Мочь мы могли – но исключительно в воображении. Потому и угар был сильнее, чем просто от книги, пусть талантливой, пусть драматической, пусть о потерянном – растерянном – поколении. На передний план выходила наша участь. Чья «наша», кто «мы»? Ну, мы – точнее сказать трудно… Появившиеся на свет между 30-м и 40-м годом. 1930-м и 1940-м – если кому-то приспичит отыскать наше место в мировой истории. Родившиеся в Москве, Ленинграде, Киеве, Таллине – более метафизических, нежели географических. Наша молодость пришлась на пору запретов и полузапретов. Париж, Латинский квартал, «Селект» были топонимами Атлантиды. Мы слушали по радио в прямом включении песни оттуда, видели фильмы, только что там снятые, людей, час назад прилетевших. Мы встречали стариков и старух – соседа по двору, приятельницу родителей, – которые еще успели там побывать. Время там продолжалось, сохранялось, но наше время и наше пространство с тамошними не сочетались.
Однажды рижский дядюшка пригласил меня в ресторан просто пообедать – я был сбит с толку, был в замешательстве. Метрдотель сказал ему: «Доктор, есть свежая форель», – я не верил своим ушам. Дело происходило в Латвии, на несколько сот километров ближе к Западу, улицы сообщали о себе вывесками, как ни в чем не бывало написанными латиницей, – но ведь в СССР! В СССР ходить в рестораны не возбранялось, однако каждый раз это был поход-в-ресторан, специальное событие – и оно отдавало фрондой. Были «Астория», «Европейский» в Ленинграде, «Метрополь», «Арагви» в Москве – официанты, куверты, хрусталь, шеф-повара. И на всем лежала печать этой самой невозбраненности – как серый штамп прачечной на исподе крахмальной скатерти. Они как будто сообщали: если мы такие, то какие были настоящие! Не нэповские – чьи мы и есть прямое, несмотря на весь наш роскошный XIX век, потомство, – а какой-нибудь толстовский «Яр» или, того чище, пушкинский «Донон». От которых уже рукой подать до «Максима» – до «Клозери-де-Лила», на худой конец. Где сидели в запутанных коллизиях и платили кровью и болью за то, чтобы выйти из них, те, с кем была Брет.

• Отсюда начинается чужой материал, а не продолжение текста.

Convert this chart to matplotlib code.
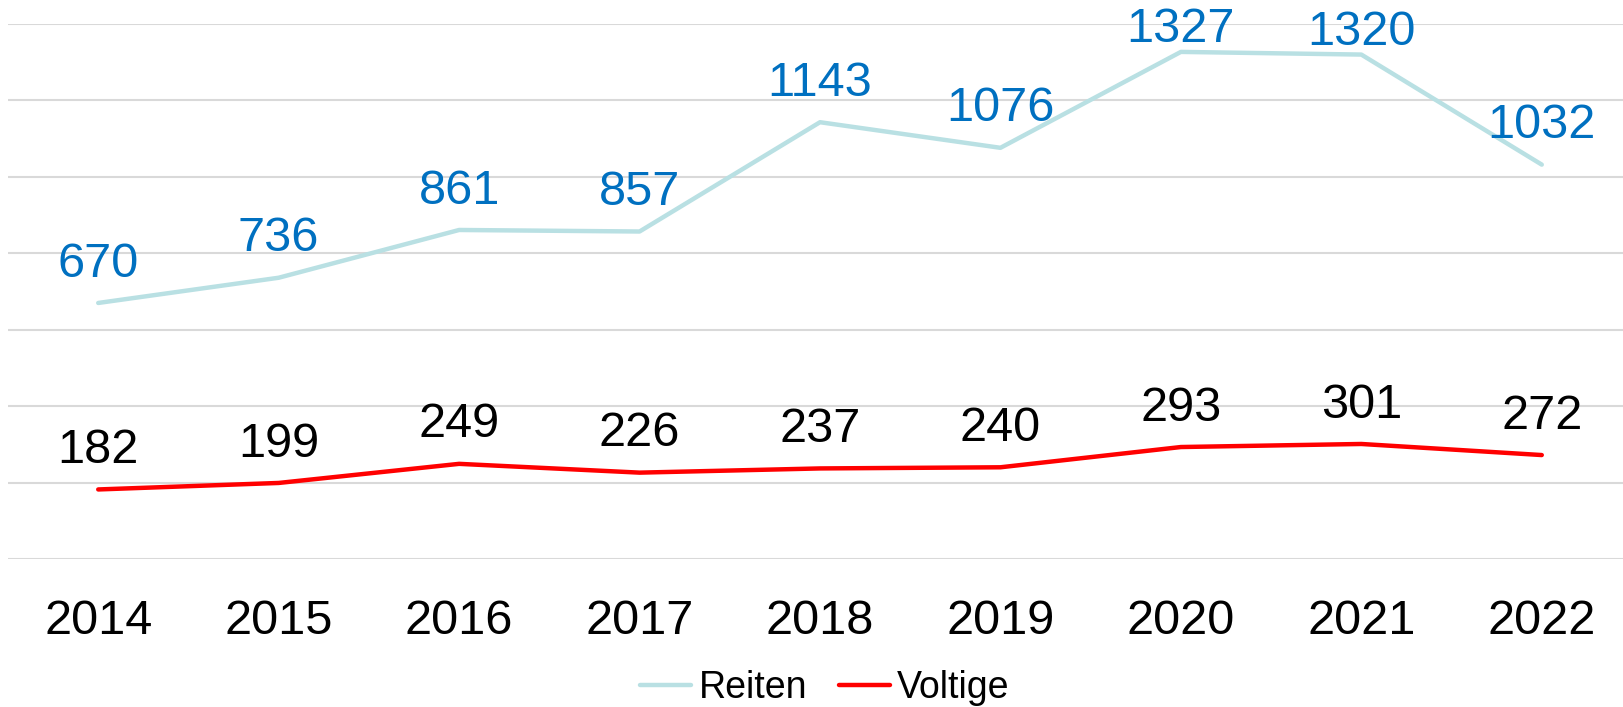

Потом открылся «Восточный». В аккурат посередине между Большим и Малым залами Филармонии – так что дружки, звонившие домой и не застававшие тебя, водили маму за нос: «Передайте, что мы пошли в Средний зал Филармонии». На углу Невского и бывшей Малой Итальянской. Напротив бывшей Городской Думы. В нем самом, однако, ничего «бывшего» не было. Была приличная, без изысков, кухня; официантки между тридцатью и сорока, которых знали по имени и у которых оставляли, когда не хватало денег, в залог часы; малого росточку и широкой кости скрипач Степа-цыган – и компания, которую в самый раз было называть «теплой». Наша компания. В нее входили друзья близкие, просто друзья-приятели, кореша, просто знакомые, малознакомые – и такие незнакомые, про кого все равно было известно, кто они. «Стариком Хэмом» там не пахло, пахло коньяком и цыпленком-табака – но ведь и та компания собиралась не чтобы попасть ему на карандаш, а как раз ради цыплят и бутылок. Я думаю, мы волей-неволей переносили на «Восточный» что-то, что усвоили из рассказанной им истории. Способ жить, не замечая, что живешь. Не сосредоточиваясь на себе. Ценя близость. Выпивая с единственной целью быть выпившим.
* * *Так какое же было поколение наше? Хотелось бы, оглядываясь назад, понять…
Если в одном слове, неловком, но лучшего в голову не приходит, – исчерпанное. В том смысле, что исчерпывало себя в ту самую минуту, как чем-то новым, свежим, творчески несомненным наполнялось. Начать с того, что у нас не было непосредственных предшественников. Тех, кто, во‑первых, мог бы если не ввести, то показать мир, сложившийся к нашему появлению таким, каким он сложился. С традициями, которые можно развивать, а можно и забыть, прервать, но во всяком случае полезно знать. С табу, которым можно подчиниться, а можно попробовать и не исполнять. С источниками притяжения, которым можно отдаться, а можно и сопротивляться. Тех предшественников, кому, во‑вторых, хочется следовать или, наоборот, отталкиваться, но, главное, перед кем за то-то и то-то в принципе может быть стыдно. В реальности может и не быть, но в принципе, если станет совестно, есть перед кем. Таких после четырех десятилетий террора и сервильности не нашлось.